Problem requirements:
Everything from the first line of the data below through the line that contains "const botYLabels = [1.4, 1.6, 1.8];" should be written out exactly, please, and nothing more; the pictures stay out.

* begin *

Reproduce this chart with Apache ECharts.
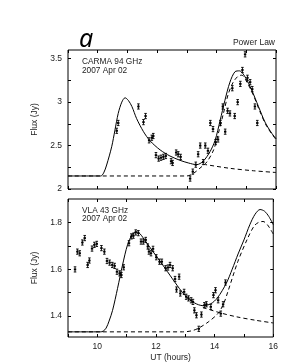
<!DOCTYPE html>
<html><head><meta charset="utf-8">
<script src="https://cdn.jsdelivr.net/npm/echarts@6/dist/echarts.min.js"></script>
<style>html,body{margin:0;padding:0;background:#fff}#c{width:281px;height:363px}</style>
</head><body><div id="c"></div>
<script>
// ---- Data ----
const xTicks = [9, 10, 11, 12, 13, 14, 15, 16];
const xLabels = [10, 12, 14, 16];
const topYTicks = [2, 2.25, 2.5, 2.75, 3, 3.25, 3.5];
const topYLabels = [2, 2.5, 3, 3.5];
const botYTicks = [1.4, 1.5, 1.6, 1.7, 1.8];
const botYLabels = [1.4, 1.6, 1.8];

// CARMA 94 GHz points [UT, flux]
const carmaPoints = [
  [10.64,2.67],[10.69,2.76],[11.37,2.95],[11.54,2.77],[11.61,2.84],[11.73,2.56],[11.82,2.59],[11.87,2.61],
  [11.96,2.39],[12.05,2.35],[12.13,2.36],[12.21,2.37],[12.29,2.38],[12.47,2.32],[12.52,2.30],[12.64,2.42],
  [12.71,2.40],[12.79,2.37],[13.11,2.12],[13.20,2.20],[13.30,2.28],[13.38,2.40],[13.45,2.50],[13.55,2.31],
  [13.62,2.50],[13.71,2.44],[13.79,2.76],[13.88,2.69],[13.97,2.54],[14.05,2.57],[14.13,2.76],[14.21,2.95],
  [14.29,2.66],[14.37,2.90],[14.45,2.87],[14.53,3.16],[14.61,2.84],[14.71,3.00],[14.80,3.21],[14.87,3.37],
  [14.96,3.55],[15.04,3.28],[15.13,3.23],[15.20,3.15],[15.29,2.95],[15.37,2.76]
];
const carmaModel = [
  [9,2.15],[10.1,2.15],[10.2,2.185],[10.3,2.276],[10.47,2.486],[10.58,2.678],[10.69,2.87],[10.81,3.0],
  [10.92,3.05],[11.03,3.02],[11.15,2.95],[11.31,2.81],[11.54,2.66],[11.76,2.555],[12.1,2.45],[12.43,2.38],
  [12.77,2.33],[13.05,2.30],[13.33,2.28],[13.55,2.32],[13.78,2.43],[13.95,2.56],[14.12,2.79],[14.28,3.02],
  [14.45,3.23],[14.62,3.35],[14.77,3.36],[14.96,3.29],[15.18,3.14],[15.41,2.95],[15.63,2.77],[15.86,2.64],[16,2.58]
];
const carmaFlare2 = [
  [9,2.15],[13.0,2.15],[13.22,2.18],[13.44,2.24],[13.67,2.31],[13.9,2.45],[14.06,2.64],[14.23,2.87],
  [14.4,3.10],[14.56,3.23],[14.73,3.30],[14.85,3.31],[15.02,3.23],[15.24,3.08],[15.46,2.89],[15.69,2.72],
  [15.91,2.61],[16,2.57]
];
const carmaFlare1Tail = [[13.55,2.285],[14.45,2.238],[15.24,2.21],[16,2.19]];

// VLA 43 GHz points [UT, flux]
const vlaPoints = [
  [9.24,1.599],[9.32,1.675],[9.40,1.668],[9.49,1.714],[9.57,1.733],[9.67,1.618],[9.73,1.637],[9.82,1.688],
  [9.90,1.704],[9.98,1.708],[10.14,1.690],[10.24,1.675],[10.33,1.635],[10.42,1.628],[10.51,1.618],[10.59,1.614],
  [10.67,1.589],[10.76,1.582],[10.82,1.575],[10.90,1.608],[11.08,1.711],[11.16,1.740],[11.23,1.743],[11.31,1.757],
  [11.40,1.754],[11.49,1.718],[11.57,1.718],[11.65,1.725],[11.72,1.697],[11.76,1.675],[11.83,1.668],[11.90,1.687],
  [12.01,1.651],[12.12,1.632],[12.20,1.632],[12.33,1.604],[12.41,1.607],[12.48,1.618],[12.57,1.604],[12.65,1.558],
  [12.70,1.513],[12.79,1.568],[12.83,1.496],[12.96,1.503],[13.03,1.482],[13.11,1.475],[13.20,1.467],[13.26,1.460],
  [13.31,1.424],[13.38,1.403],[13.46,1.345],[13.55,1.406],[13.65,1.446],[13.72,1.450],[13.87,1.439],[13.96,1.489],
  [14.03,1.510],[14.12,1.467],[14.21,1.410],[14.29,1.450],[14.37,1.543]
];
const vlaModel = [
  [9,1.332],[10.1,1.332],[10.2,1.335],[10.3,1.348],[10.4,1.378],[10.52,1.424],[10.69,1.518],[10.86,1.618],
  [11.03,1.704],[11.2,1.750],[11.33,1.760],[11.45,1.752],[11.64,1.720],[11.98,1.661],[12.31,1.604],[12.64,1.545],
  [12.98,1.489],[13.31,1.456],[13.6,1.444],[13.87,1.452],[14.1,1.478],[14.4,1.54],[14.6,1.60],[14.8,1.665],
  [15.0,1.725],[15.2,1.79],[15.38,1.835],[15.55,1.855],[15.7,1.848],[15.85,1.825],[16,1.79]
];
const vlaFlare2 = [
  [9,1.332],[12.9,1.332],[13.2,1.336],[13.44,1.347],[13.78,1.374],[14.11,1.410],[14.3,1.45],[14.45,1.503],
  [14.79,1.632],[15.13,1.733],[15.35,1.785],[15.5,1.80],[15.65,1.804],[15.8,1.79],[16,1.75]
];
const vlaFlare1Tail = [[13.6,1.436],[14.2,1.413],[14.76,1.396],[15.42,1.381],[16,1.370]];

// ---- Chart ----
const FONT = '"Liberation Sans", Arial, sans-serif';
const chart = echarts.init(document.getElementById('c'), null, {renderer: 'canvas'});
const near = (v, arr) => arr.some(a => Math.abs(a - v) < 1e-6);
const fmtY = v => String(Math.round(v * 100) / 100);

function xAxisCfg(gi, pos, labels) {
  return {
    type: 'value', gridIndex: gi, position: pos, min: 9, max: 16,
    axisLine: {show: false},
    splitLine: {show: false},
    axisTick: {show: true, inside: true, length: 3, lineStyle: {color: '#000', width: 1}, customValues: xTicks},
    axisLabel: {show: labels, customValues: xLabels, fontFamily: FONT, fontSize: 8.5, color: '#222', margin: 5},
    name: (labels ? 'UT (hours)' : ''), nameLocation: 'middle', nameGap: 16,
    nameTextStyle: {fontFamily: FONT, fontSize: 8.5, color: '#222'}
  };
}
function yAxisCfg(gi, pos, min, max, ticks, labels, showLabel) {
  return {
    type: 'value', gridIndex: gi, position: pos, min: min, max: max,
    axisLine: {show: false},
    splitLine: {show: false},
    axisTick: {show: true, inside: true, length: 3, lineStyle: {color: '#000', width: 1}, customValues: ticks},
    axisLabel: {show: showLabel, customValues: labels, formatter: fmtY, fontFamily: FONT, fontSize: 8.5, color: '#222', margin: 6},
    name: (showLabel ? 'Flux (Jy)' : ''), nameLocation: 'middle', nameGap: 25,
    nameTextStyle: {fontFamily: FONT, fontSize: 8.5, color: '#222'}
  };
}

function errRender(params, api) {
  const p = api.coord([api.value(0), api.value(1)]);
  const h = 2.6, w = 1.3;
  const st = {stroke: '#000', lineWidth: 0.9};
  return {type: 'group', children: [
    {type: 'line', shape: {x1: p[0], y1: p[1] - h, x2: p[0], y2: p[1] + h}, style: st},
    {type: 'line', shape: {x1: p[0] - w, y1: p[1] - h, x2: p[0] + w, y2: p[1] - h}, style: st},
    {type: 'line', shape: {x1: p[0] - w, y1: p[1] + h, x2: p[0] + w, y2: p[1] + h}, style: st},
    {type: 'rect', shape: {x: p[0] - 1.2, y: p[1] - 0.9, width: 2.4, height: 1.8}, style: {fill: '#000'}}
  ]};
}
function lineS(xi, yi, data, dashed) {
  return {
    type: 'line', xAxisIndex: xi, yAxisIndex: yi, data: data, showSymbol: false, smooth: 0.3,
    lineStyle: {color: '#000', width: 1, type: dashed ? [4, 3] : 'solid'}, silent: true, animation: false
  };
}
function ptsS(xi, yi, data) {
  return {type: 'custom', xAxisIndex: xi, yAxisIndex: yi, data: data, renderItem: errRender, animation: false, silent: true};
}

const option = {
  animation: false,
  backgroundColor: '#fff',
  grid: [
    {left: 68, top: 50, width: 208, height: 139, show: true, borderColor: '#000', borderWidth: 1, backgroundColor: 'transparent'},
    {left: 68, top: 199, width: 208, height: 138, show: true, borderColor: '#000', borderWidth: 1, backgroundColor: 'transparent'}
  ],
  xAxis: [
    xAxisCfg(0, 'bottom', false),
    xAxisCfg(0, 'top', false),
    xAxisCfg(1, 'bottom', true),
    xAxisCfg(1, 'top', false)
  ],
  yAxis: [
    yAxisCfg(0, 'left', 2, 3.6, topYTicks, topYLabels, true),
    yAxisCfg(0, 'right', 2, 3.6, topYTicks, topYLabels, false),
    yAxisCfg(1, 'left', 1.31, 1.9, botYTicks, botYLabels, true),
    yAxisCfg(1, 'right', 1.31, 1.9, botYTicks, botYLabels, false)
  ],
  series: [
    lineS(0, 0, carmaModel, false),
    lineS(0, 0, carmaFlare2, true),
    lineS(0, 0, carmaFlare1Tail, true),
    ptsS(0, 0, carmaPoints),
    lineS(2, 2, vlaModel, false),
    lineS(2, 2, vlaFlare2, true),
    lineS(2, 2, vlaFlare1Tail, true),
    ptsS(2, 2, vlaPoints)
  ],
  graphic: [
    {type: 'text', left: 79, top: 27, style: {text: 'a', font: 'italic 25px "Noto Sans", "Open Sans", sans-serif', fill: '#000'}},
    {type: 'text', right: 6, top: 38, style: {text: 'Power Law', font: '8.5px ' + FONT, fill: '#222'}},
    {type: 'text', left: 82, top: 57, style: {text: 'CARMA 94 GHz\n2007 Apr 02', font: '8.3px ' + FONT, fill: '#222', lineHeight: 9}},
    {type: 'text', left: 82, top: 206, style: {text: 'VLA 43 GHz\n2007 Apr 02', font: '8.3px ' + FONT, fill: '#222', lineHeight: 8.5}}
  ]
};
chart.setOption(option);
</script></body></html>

* end *

Worked answer:
Reproduce this chart with Apache ECharts.
<!DOCTYPE html>
<html><head><meta charset="utf-8">
<script src="https://cdn.jsdelivr.net/npm/echarts@6/dist/echarts.min.js"></script>
<style>html,body{margin:0;padding:0;background:#fff}#c{width:281px;height:363px}</style>
</head><body><div id="c"></div>
<script>
// ---- Data ----
const xTicks = [9, 10, 11, 12, 13, 14, 15, 16];
const xLabels = [10, 12, 14, 16];
const topYTicks = [2, 2.25, 2.5, 2.75, 3, 3.25, 3.5];
const topYLabels = [2, 2.5, 3, 3.5];
const botYTicks = [1.4, 1.5, 1.6, 1.7, 1.8];
const botYLabels = [1.4, 1.6, 1.8];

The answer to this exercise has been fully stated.